▶ Dataset records:
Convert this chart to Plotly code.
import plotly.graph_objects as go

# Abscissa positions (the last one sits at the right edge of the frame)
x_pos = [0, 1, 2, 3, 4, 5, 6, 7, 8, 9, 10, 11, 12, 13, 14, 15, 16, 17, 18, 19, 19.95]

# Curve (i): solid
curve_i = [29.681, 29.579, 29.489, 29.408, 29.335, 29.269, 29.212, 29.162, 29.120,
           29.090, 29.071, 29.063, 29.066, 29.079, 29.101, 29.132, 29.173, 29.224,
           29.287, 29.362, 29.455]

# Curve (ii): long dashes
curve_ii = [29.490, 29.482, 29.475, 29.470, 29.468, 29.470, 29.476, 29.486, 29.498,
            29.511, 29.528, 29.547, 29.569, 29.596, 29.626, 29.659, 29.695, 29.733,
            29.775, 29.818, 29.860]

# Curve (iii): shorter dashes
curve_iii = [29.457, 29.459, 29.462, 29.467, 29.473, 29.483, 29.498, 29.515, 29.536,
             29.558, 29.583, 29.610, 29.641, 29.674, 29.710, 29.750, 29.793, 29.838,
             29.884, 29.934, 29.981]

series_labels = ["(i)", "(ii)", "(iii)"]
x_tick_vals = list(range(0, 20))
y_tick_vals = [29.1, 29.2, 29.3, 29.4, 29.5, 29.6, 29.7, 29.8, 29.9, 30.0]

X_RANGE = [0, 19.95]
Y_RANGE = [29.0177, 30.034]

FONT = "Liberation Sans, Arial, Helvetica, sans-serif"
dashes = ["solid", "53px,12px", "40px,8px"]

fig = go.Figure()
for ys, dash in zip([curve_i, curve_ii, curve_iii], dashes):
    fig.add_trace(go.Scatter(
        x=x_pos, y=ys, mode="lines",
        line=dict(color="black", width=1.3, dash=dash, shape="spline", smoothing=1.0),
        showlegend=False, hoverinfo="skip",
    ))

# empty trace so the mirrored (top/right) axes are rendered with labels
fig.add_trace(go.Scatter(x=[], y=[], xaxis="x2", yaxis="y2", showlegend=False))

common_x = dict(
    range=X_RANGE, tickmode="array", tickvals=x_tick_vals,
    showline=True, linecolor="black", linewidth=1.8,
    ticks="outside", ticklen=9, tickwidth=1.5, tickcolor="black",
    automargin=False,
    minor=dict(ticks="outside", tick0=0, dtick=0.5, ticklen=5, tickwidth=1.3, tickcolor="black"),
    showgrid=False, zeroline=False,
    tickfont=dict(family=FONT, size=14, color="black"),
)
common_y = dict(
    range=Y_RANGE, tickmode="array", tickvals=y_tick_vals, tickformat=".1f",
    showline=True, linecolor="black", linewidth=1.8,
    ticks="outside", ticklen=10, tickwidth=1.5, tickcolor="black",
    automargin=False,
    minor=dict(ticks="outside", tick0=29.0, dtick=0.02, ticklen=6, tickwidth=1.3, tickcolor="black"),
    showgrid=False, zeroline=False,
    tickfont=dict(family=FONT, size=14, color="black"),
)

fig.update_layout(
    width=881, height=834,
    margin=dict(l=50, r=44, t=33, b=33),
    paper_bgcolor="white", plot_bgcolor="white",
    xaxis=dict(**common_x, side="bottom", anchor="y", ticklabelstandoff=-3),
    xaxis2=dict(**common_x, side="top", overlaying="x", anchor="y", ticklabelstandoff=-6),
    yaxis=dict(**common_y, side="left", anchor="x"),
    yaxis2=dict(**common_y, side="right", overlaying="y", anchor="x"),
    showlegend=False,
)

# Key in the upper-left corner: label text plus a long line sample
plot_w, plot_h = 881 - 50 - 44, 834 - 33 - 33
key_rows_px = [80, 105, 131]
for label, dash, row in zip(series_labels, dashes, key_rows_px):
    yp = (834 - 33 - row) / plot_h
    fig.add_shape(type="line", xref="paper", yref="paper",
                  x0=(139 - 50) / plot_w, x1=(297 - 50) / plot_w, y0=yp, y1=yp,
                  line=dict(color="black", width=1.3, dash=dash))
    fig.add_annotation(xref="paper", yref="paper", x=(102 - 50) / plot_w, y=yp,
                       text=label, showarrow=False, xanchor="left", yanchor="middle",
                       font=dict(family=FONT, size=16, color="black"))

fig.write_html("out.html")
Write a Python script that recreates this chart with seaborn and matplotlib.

▶ Exercise goal: Retype the records in full. Keep every line identical to the original.

▶ Complete output:
Convert this chart to Plotly code.
import plotly.graph_objects as go

# Abscissa positions (the last one sits at the right edge of the frame)
x_pos = [0, 1, 2, 3, 4, 5, 6, 7, 8, 9, 10, 11, 12, 13, 14, 15, 16, 17, 18, 19, 19.95]

# Curve (i): solid
curve_i = [29.681, 29.579, 29.489, 29.408, 29.335, 29.269, 29.212, 29.162, 29.120,
           29.090, 29.071, 29.063, 29.066, 29.079, 29.101, 29.132, 29.173, 29.224,
           29.287, 29.362, 29.455]

# Curve (ii): long dashes
curve_ii = [29.490, 29.482, 29.475, 29.470, 29.468, 29.470, 29.476, 29.486, 29.498,
            29.511, 29.528, 29.547, 29.569, 29.596, 29.626, 29.659, 29.695, 29.733,
            29.775, 29.818, 29.860]

# Curve (iii): shorter dashes
curve_iii = [29.457, 29.459, 29.462, 29.467, 29.473, 29.483, 29.498, 29.515, 29.536,
             29.558, 29.583, 29.610, 29.641, 29.674, 29.710, 29.750, 29.793, 29.838,
             29.884, 29.934, 29.981]

series_labels = ["(i)", "(ii)", "(iii)"]
x_tick_vals = list(range(0, 20))
y_tick_vals = [29.1, 29.2, 29.3, 29.4, 29.5, 29.6, 29.7, 29.8, 29.9, 30.0]

X_RANGE = [0, 19.95]
Y_RANGE = [29.0177, 30.034]

FONT = "Liberation Sans, Arial, Helvetica, sans-serif"
dashes = ["solid", "53px,12px", "40px,8px"]

fig = go.Figure()
for ys, dash in zip([curve_i, curve_ii, curve_iii], dashes):
    fig.add_trace(go.Scatter(
        x=x_pos, y=ys, mode="lines",
        line=dict(color="black", width=1.3, dash=dash, shape="spline", smoothing=1.0),
        showlegend=False, hoverinfo="skip",
    ))

# empty trace so the mirrored (top/right) axes are rendered with labels
fig.add_trace(go.Scatter(x=[], y=[], xaxis="x2", yaxis="y2", showlegend=False))

common_x = dict(
    range=X_RANGE, tickmode="array", tickvals=x_tick_vals,
    showline=True, linecolor="black", linewidth=1.8,
    ticks="outside", ticklen=9, tickwidth=1.5, tickcolor="black",
    automargin=False,
    minor=dict(ticks="outside", tick0=0, dtick=0.5, ticklen=5, tickwidth=1.3, tickcolor="black"),
    showgrid=False, zeroline=False,
    tickfont=dict(family=FONT, size=14, color="black"),
)
common_y = dict(
    range=Y_RANGE, tickmode="array", tickvals=y_tick_vals, tickformat=".1f",
    showline=True, linecolor="black", linewidth=1.8,
    ticks="outside", ticklen=10, tickwidth=1.5, tickcolor="black",
    automargin=False,
    minor=dict(ticks="outside", tick0=29.0, dtick=0.02, ticklen=6, tickwidth=1.3, tickcolor="black"),
    showgrid=False, zeroline=False,
    tickfont=dict(family=FONT, size=14, color="black"),
)

fig.update_layout(
    width=881, height=834,
    margin=dict(l=50, r=44, t=33, b=33),
    paper_bgcolor="white", plot_bgcolor="white",
    xaxis=dict(**common_x, side="bottom", anchor="y", ticklabelstandoff=-3),
    xaxis2=dict(**common_x, side="top", overlaying="x", anchor="y", ticklabelstandoff=-6),
    yaxis=dict(**common_y, side="left", anchor="x"),
    yaxis2=dict(**common_y, side="right", overlaying="y", anchor="x"),
    showlegend=False,
)

# Key in the upper-left corner: label text plus a long line sample
plot_w, plot_h = 881 - 50 - 44, 834 - 33 - 33
key_rows_px = [80, 105, 131]
for label, dash, row in zip(series_labels, dashes, key_rows_px):
    yp = (834 - 33 - row) / plot_h
    fig.add_shape(type="line", xref="paper", yref="paper",
                  x0=(139 - 50) / plot_w, x1=(297 - 50) / plot_w, y0=yp, y1=yp,
                  line=dict(color="black", width=1.3, dash=dash))
    fig.add_annotation(xref="paper", yref="paper", x=(102 - 50) / plot_w, y=yp,
                       text=label, showarrow=False, xanchor="left", yanchor="middle",
                       font=dict(family=FONT, size=16, color="black"))

fig.write_html("out.html")
Write a Python script that recreates this chart with seaborn and matplotlib.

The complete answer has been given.